The College Success Program is named in honor of Kolajo Paul Afolabi, who was a volunteer, donor, and Board member at College Visions and who passed away unexpectedly in 2011.
Kolajo was a rising star in the academic world, exploring higher education persistence efforts. While Kolajo’s academic work predicted a future in shaping large-scale higher education policy, he maintained a strong commitment to impacting his local community. And his research focused on ensuring disadvantaged populations have access to educational opportunity. It was with this spirit that he got involved at College Visions.

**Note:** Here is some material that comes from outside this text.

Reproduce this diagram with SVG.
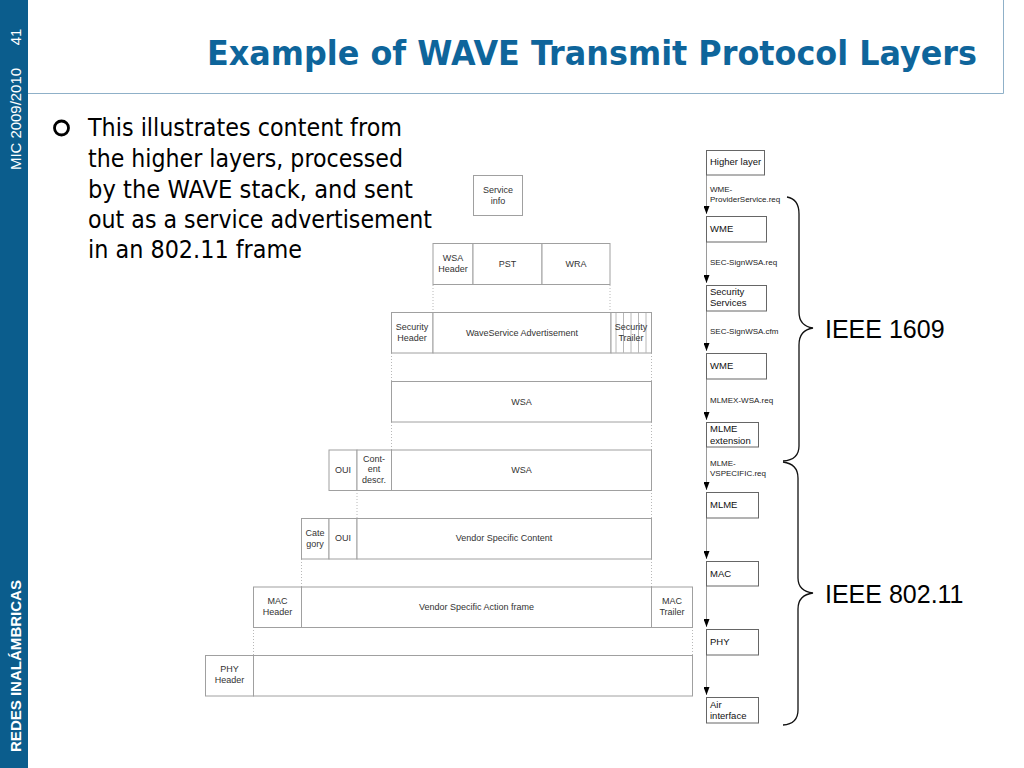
<svg xmlns="http://www.w3.org/2000/svg" width="1024" height="768" viewBox="0 0 1024 768">
<defs>
<style>
.bx{fill:#fff;stroke:#a0a0a0;stroke-width:1}
.rb{fill:#fff;stroke:#666;stroke-width:1}
.dot{stroke:#b8b8b8;stroke-width:1;stroke-dasharray:1 2;fill:none}
.hatch{stroke:#b8b8b8;stroke-width:1}
.t{font-family:"Liberation Sans",Arial,sans-serif;font-size:9px;fill:#333;text-anchor:middle}
.rt{font-family:"Liberation Sans",Arial,sans-serif;font-size:9.5px;fill:#111}
.lb{font-family:"Liberation Sans",Arial,sans-serif;font-size:8px;fill:#222}
.bul{font-family:"DejaVu Sans","Liberation Sans",sans-serif;font-size:24px;fill:#000}
.brace{fill:none;stroke:#111;stroke-width:1.3}
.ieee{font-family:"Liberation Sans",Arial,sans-serif;font-size:25px;fill:#000}
.side{font-family:"Liberation Sans",Arial,sans-serif;fill:#fff}
.conn{stroke:#9a9a9a;stroke-width:1;fill:none}
</style>
<marker id="ah" viewBox="0 0 8 6" refX="8" refY="3" markerWidth="8" markerHeight="6" markerUnits="userSpaceOnUse" orient="auto">
<path d="M0,0 L8,3 L0,6 Z" fill="#000"/>
</marker>
</defs>
<rect width="1024" height="768" fill="#fff"/>

<!-- sidebar -->
<g id="sidebar">
<rect x="0" y="0" width="28" height="768" fill="#0b5d8d"/>
<text class="side" transform="translate(21,37) rotate(-90)" font-size="15" text-anchor="middle">41</text>
<text class="side" transform="translate(21,119) rotate(-90)" font-size="14" text-anchor="middle" textLength="102" lengthAdjust="spacingAndGlyphs">MIC 2009/2010</text>
<text class="side" transform="translate(21,666) rotate(-90)" font-size="15" font-weight="bold" text-anchor="middle" textLength="172" lengthAdjust="spacingAndGlyphs">REDES INALÁMBRICAS</text>
</g>

<!-- title frame -->
<g id="title">
<path d="M28,93.5 H1003.5 V0" fill="none" stroke="#8fb0c8" stroke-width="1"/>
<text x="207" y="65" font-family="'DejaVu Sans','Liberation Sans',sans-serif" font-size="34" font-weight="bold" fill="#0e659b" textLength="770" lengthAdjust="spacingAndGlyphs">Example of WAVE Transmit Protocol Layers</text>
</g>

<!-- bullet text -->
<g id="bullet">
<circle cx="61.5" cy="128" r="7" fill="none" stroke="#000" stroke-width="2.8"/>
<text class="bul" x="88" y="136" textLength="314" lengthAdjust="spacingAndGlyphs">This illustrates content from</text>
<text class="bul" x="88" y="167" textLength="315" lengthAdjust="spacingAndGlyphs">the higher layers, processed</text>
<text class="bul" x="88" y="198" textLength="325" lengthAdjust="spacingAndGlyphs">by the WAVE stack, and sent</text>
<text class="bul" x="88" y="228" textLength="344" lengthAdjust="spacingAndGlyphs">out as a service advertisement</text>
<text class="bul" x="88" y="258" textLength="214" lengthAdjust="spacingAndGlyphs">in an 802.11 frame</text>
</g>

<!-- dotted guide lines between frame rows -->
<g id="guides">
<line class="dot" x1="433" y1="285" x2="433" y2="312"/>
<line class="dot" x1="610" y1="285" x2="610" y2="312"/>
<line class="dot" x1="391.5" y1="353" x2="391.5" y2="381"/>
<line class="dot" x1="651.5" y1="353" x2="651.5" y2="381"/>
<line class="dot" x1="391.5" y1="422" x2="391.5" y2="450"/>
<line class="dot" x1="651.5" y1="422" x2="651.5" y2="450"/>
<line class="dot" x1="357" y1="490" x2="357" y2="518"/>
<line class="dot" x1="651.5" y1="490" x2="651.5" y2="518"/>
<line class="dot" x1="301.5" y1="559" x2="301.5" y2="587"/>
<line class="dot" x1="651.5" y1="559" x2="651.5" y2="587"/>
<line class="dot" x1="253.5" y1="627" x2="253.5" y2="655"/>
<line class="dot" x1="692.5" y1="627" x2="692.5" y2="655"/>
</g>

<g id="service-info">
<rect class="bx" x="473.5" y="175.5" width="49" height="40"/>
<text class="t" x="498" y="193">Service</text>
<text class="t" x="498" y="204">info</text>
</g>

<g id="row-wsa-content">
<rect class="bx" x="433" y="243.5" width="40" height="41"/>
<rect class="bx" x="473" y="243.5" width="69" height="41"/>
<rect class="bx" x="542" y="243.5" width="68" height="41"/>
<text class="t" x="453" y="261">WSA</text>
<text class="t" x="453" y="272">Header</text>
<text class="t" x="507.5" y="267">PST</text>
<text class="t" x="576" y="267">WRA</text>
</g>

<g id="row-secured">
<rect class="bx" x="391.5" y="312.5" width="41.5" height="40.5"/>
<rect class="bx" x="433" y="312.5" width="178" height="40.5"/>
<rect class="bx" x="611" y="312.5" width="40.5" height="40.5"/>
<line class="hatch" x1="616" y1="313" x2="616" y2="353"/>
<line class="hatch" x1="623.5" y1="313" x2="623.5" y2="353"/>
<line class="hatch" x1="631" y1="313" x2="631" y2="353"/>
<line class="hatch" x1="638.5" y1="313" x2="638.5" y2="353"/>
<line class="hatch" x1="646" y1="313" x2="646" y2="353"/>
<text class="t" x="412" y="330">Security</text>
<text class="t" x="412" y="341">Header</text>
<text class="t" x="522" y="336">WaveService Advertisement</text>
<text class="t" x="631" y="330">Security</text>
<text class="t" x="631" y="341">Trailer</text>
</g>

<g id="row-wsa">
<rect class="bx" x="391.5" y="381.5" width="260" height="40.5"/>
<text class="t" x="521.5" y="405">WSA</text>
</g>

<g id="row-oui">
<rect class="bx" x="329" y="450" width="28" height="40.5"/>
<rect class="bx" x="357" y="450" width="34.5" height="40.5"/>
<rect class="bx" x="391.5" y="450" width="260" height="40.5"/>
<text class="t" x="343" y="473">OUI</text>
<text class="t" x="374" y="462">Cont-</text>
<text class="t" x="374" y="472">ent</text>
<text class="t" x="374" y="483">descr.</text>
<text class="t" x="521.5" y="473">WSA</text>
</g>

<g id="row-vendor-content">
<rect class="bx" x="301.5" y="518.5" width="27.5" height="40.5"/>
<rect class="bx" x="329" y="518.5" width="28" height="40.5"/>
<rect class="bx" x="357" y="518.5" width="294.5" height="40.5"/>
<text class="t" x="315" y="536">Cate</text>
<text class="t" x="315" y="547">gory</text>
<text class="t" x="343" y="541">OUI</text>
<text class="t" x="504" y="541">Vendor Specific Content</text>
</g>

<g id="row-mac">
<rect class="bx" x="253.5" y="587" width="48" height="40.5"/>
<rect class="bx" x="301.5" y="587" width="350" height="40.5"/>
<rect class="bx" x="651.5" y="587" width="41" height="40.5"/>
<text class="t" x="277.5" y="604">MAC</text>
<text class="t" x="277.5" y="615">Header</text>
<text class="t" x="476.5" y="610">Vendor Specific Action frame</text>
<text class="t" x="672" y="604">MAC</text>
<text class="t" x="672" y="615">Trailer</text>
</g>

<g id="row-phy">
<rect class="bx" x="205.5" y="655.5" width="48" height="40.5"/>
<rect class="bx" x="253.5" y="655.5" width="439" height="40.5"/>
<text class="t" x="229.5" y="672">PHY</text>
<text class="t" x="229.5" y="683">Header</text>
</g>

<!-- right column: connectors -->
<g id="connectors">
<line class="conn" x1="706.5" y1="175" x2="706.5" y2="214" marker-end="url(#ah)"/>
<line class="conn" x1="706.5" y1="242" x2="706.5" y2="283" marker-end="url(#ah)"/>
<line class="conn" x1="706.5" y1="311" x2="706.5" y2="351" marker-end="url(#ah)"/>
<line class="conn" x1="706.5" y1="379" x2="706.5" y2="420" marker-end="url(#ah)"/>
<line class="conn" x1="706.5" y1="447" x2="706.5" y2="490" marker-end="url(#ah)"/>
<line class="conn" x1="706.5" y1="518" x2="706.5" y2="559" marker-end="url(#ah)"/>
<line class="conn" x1="706.5" y1="586" x2="706.5" y2="627" marker-end="url(#ah)"/>
<line class="conn" x1="706.5" y1="655" x2="706.5" y2="695" marker-end="url(#ah)"/>
<text class="lb" x="710" y="192">WME-</text>
<text class="lb" x="710" y="202">ProviderService.req</text>
<text class="lb" x="710" y="265">SEC-SignWSA.req</text>
<text class="lb" x="710" y="334">SEC-SignWSA.cfm</text>
<text class="lb" x="710" y="403">MLMEX-WSA.req</text>
<text class="lb" x="710" y="466">MLME-</text>
<text class="lb" x="710" y="476">VSPECIFIC.req</text>
</g>

<g id="higher-layer"><rect class="rb" x="706.5" y="150.5" width="58" height="24.5"/><text class="rt" x="710" y="165">Higher layer</text></g>
<g id="wme-1"><rect class="rb" x="706.5" y="216.5" width="60" height="25.5"/><text class="rt" x="710" y="232">WME</text></g>
<g id="security-services"><rect class="rb" x="706.5" y="285.5" width="60" height="25.5"/><text class="rt" x="710" y="295">Security</text><text class="rt" x="710" y="306">Services</text></g>
<g id="wme-2"><rect class="rb" x="706.5" y="353.5" width="60" height="25.5"/><text class="rt" x="710" y="369">WME</text></g>
<g id="mlme-extension"><rect class="rb" x="706.5" y="422.5" width="52" height="24.5"/><text class="rt" x="710" y="432">MLME</text><text class="rt" x="710" y="444">extension</text></g>
<g id="mlme"><rect class="rb" x="706.5" y="492.5" width="52" height="25.5"/><text class="rt" x="710" y="508">MLME</text></g>
<g id="mac"><rect class="rb" x="706.5" y="561.5" width="52" height="24.5"/><text class="rt" x="710" y="577">MAC</text></g>
<g id="phy"><rect class="rb" x="706.5" y="629.5" width="52" height="25.5"/><text class="rt" x="710" y="645">PHY</text></g>
<g id="air-interface"><rect class="rb" x="706.5" y="697.5" width="52" height="25.5"/><text class="rt" x="710" y="708">Air</text><text class="rt" x="710" y="719">interface</text></g>

<!-- braces -->
<g id="ieee1609">
<path class="brace" d="M787,197 Q799,199 799,214 L799,312 Q799,326 813,328 Q799,330 799,345 L799,446 Q799,460 783,461"/>
<text class="ieee" x="825" y="338">IEEE 1609</text>
</g>
<g id="ieee80211">
<path class="brace" d="M783,462 Q798,464 798,478 L798,578 Q798,591 813,593 Q798,595 798,609 L798,710 Q798,724 783,725"/>
<text class="ieee" x="825" y="603">IEEE 802.11</text>
</g>
</svg>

It was truly a privilege to count Kolajo as a member of the College Visions family, and we are eternally grateful for his energetic contributions to our organization and our field. His deep knowledge about college access and success and his infectious smile added much to our work. Naming the College Success Program in Kolajo's honor affirms our dedication to promoting college completion, a cause about which he was passionate, knowledgeable, and forward thinking.
Kolajo Paul Afolabi focused his career in research on helping low-income, first-generation Americans pursue higher education. Kolajo was a 2003 graduate of Brown who earned special academic honors for his studies in public policy and American institutions. After graduation from Brown, Kolajo worked in educational consulting at Policy Study Associates in Washington, DC where he continued this line of work.
In 2007, Kolajo began a doctoral program in education at Harvard. His research focused on college access and success, community colleges, financial aid, and student success programs. His dissertation was to focus on the transfer function of community colleges for low-income students. While pursuing his doctorate at Harvard, Kolajo remained connected to Providence and the Brown community by teaching as an adjunct professor at Brown in the Department of Education in the fall of 2011.
Among his many accomplishments, Kolajo served on the Editorial Board of the Harvard Educational Review and received numerous honors and awards, including the Harvard Harold A. Berry Scholarship, the Harvard University Presidential Fellowship, the Education Pioneers Fellowship, and the Taubman Center’s Frederick Lippitt Prize.
In his memory, the Harvard Graduate School of Education awarded the first Kolajo Paul Afolabi Award for Commitment to Educational Justice in 2012.